## TASK PROMPT
Give a verbatim copy of the lines below, minus the pictures.

## DATA SECTION
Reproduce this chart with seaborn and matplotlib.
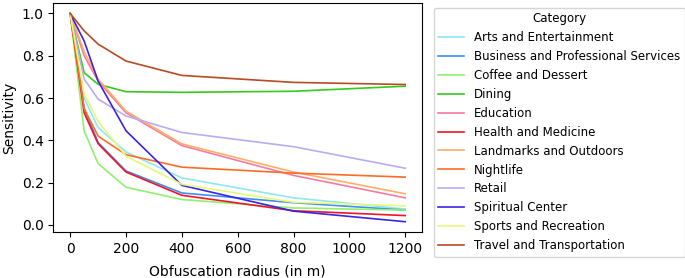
import pandas as pd
import seaborn as sns
import matplotlib.pyplot as plt

radius = [0, 50, 100, 200, 400, 800, 1200]

categories = [
    'Arts and Entertainment', 'Business and Professional Services',
    'Coffee and Dessert', 'Dining', 'Education', 'Health and Medicine',
    'Landmarks and Outdoors', 'Nightlife', 'Retail', 'Spiritual Center',
    'Sports and Recreation', 'Travel and Transportation',
]

arts = [1.0, 0.60, 0.46, 0.345, 0.222, 0.128, 0.075]
business = [1.0, 0.55, 0.39, 0.255, 0.151, 0.105, 0.07]
coffee = [1.0, 0.445, 0.29, 0.178, 0.12, 0.08, 0.07]
dining = [1.0, 0.72, 0.665, 0.63, 0.627, 0.632, 0.656]
education = [1.0, 0.80, 0.68, 0.53, 0.375, 0.234, 0.128]
health = [1.0, 0.53, 0.384, 0.25, 0.14, 0.067, 0.044]
landmarks = [1.0, 0.82, 0.69, 0.538, 0.383, 0.25, 0.147]
nightlife = [1.0, 0.55, 0.42, 0.332, 0.273, 0.245, 0.226]
retail = [1.0, 0.69, 0.595, 0.515, 0.437, 0.37, 0.268]
spiritual = [1.0, 0.87, 0.68, 0.445, 0.187, 0.065, 0.015]
sports = [1.0, 0.62, 0.49, 0.325, 0.192, 0.107, 0.09]
travel = [1.0, 0.918, 0.855, 0.775, 0.707, 0.674, 0.664]

colors = ['#8ee8f0', '#3d8ef0', '#90f070', '#33cc1a', '#f47ca0', '#f0142a',
          '#ffae66', '#ff6a28', '#b8acf6', '#3a24e6', '#e8f878', '#b84a24']

series = [arts, business, coffee, dining, education, health,
          landmarks, nightlife, retail, spiritual, sports, travel]

rows = []
for cat, vals in zip(categories, series):
    for r, v in zip(radius, vals):
        rows.append({'Obfuscation radius (in m)': r, 'Sensitivity': v, 'Category': cat})
df = pd.DataFrame(rows)

fig, ax = plt.subplots(figsize=(6.85, 2.78), dpi=100)
sns.lineplot(data=df, x='Obfuscation radius (in m)', y='Sensitivity', hue='Category',
             palette=colors, linewidth=1.2, ax=ax)
ax.set_yticks([0.0, 0.2, 0.4, 0.6, 0.8, 1.0])
ax.set_xticks([0, 200, 400, 600, 800, 1000, 1200])
ax.xaxis.labelpad = 6
ax.legend(title='Category', loc='upper left', bbox_to_anchor=(1.016, 1.006),
          fontsize=8.5, title_fontsize=8.5, handlelength=2.2)
fig.subplots_adjust(left=0.078, right=0.616, top=0.989, bottom=0.165)
fig.savefig('out.png')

## ANSWER FOR THIS EXERCISE
Reproduce this chart with seaborn and matplotlib.
import pandas as pd
import seaborn as sns
import matplotlib.pyplot as plt

radius = [0, 50, 100, 200, 400, 800, 1200]

categories = [
    'Arts and Entertainment', 'Business and Professional Services',
    'Coffee and Dessert', 'Dining', 'Education', 'Health and Medicine',
    'Landmarks and Outdoors', 'Nightlife', 'Retail', 'Spiritual Center',
    'Sports and Recreation', 'Travel and Transportation',
]

arts = [1.0, 0.60, 0.46, 0.345, 0.222, 0.128, 0.075]
business = [1.0, 0.55, 0.39, 0.255, 0.151, 0.105, 0.07]
coffee = [1.0, 0.445, 0.29, 0.178, 0.12, 0.08, 0.07]
dining = [1.0, 0.72, 0.665, 0.63, 0.627, 0.632, 0.656]
education = [1.0, 0.80, 0.68, 0.53, 0.375, 0.234, 0.128]
health = [1.0, 0.53, 0.384, 0.25, 0.14, 0.067, 0.044]
landmarks = [1.0, 0.82, 0.69, 0.538, 0.383, 0.25, 0.147]
nightlife = [1.0, 0.55, 0.42, 0.332, 0.273, 0.245, 0.226]
retail = [1.0, 0.69, 0.595, 0.515, 0.437, 0.37, 0.268]
spiritual = [1.0, 0.87, 0.68, 0.445, 0.187, 0.065, 0.015]
sports = [1.0, 0.62, 0.49, 0.325, 0.192, 0.107, 0.09]
travel = [1.0, 0.918, 0.855, 0.775, 0.707, 0.674, 0.664]

colors = ['#8ee8f0', '#3d8ef0', '#90f070', '#33cc1a', '#f47ca0', '#f0142a',
          '#ffae66', '#ff6a28', '#b8acf6', '#3a24e6', '#e8f878', '#b84a24']

series = [arts, business, coffee, dining, education, health,
          landmarks, nightlife, retail, spiritual, sports, travel]

rows = []
for cat, vals in zip(categories, series):
    for r, v in zip(radius, vals):
        rows.append({'Obfuscation radius (in m)': r, 'Sensitivity': v, 'Category': cat})
df = pd.DataFrame(rows)

fig, ax = plt.subplots(figsize=(6.85, 2.78), dpi=100)
sns.lineplot(data=df, x='Obfuscation radius (in m)', y='Sensitivity', hue='Category',
             palette=colors, linewidth=1.2, ax=ax)
ax.set_yticks([0.0, 0.2, 0.4, 0.6, 0.8, 1.0])
ax.set_xticks([0, 200, 400, 600, 800, 1000, 1200])
ax.xaxis.labelpad = 6
ax.legend(title='Category', loc='upper left', bbox_to_anchor=(1.016, 1.006),
          fontsize=8.5, title_fontsize=8.5, handlelength=2.2)
fig.subplots_adjust(left=0.078, right=0.616, top=0.989, bottom=0.165)
fig.savefig('out.png')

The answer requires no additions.